Mere Christianity, by C.S. Lewis. Though written as an apologetic, this book has influenced my theology more than any work other than the Bible itself.

Iron John: A Book About Men, by Robert Bly. It’s a mythology-filled book by a non-Christian based on a Brothers Grimm fairy tale, and anyone who wonders why men aren’t showing up on Sunday morning needs to read it (and then go watch Fight Club).

Existentialism and Human Emotions, by Jean-Paul Sartre. Before I am stoned as an infidel for including one of the 20th Century’s foremost atheists on my list, allow me to offer a quote in my defense:

But when the existentialist writes about a coward, he says that this coward is responsible for his cowardice.

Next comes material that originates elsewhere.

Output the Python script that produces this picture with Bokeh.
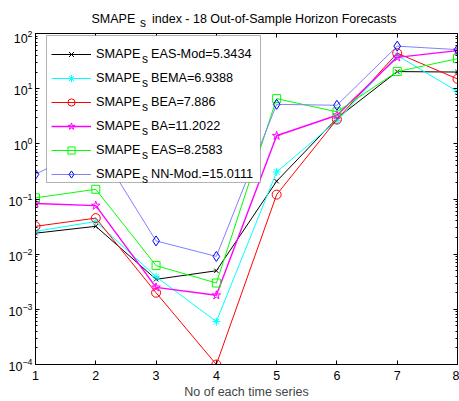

He’s not like that because he has a cowardly heart or lung or brain; he’s not like that on account of his physiological make-up; but he’s like that because he has made himself a coward by his acts… [A frequent complaint is] as follows: “After all, these people are so spineless, how are you going to make heroes out of them?” This objection almost makes me laugh, for it assumes that people are born heroes. That’s what people really want to think. If you’re born cowardly, you may set your mind perfectly at rest; there’s nothing you can do about it; you’ll be cowardly all your life, whatever you may do. If you’re born a hero, you may set your mind just as much at rest; you’ll be a hero all your life; you’ll drink like a hero and eat like a hero. What the existentialist says is that the coward makes himself cowardly, that the hero makes himself heroic.

We are the product of our choices. When I choose to look at that pornographic popup ad, when I choose to gossip, when I choose to dwell on bitterness, I am creating the person I will be tomorrow. While Sartre’s atheism yields only a fumbling in the dark, pointless choices creating meaningless men, our choices are made with Jesus Christ as both means and end; but we are shaped by those choices nonetheless.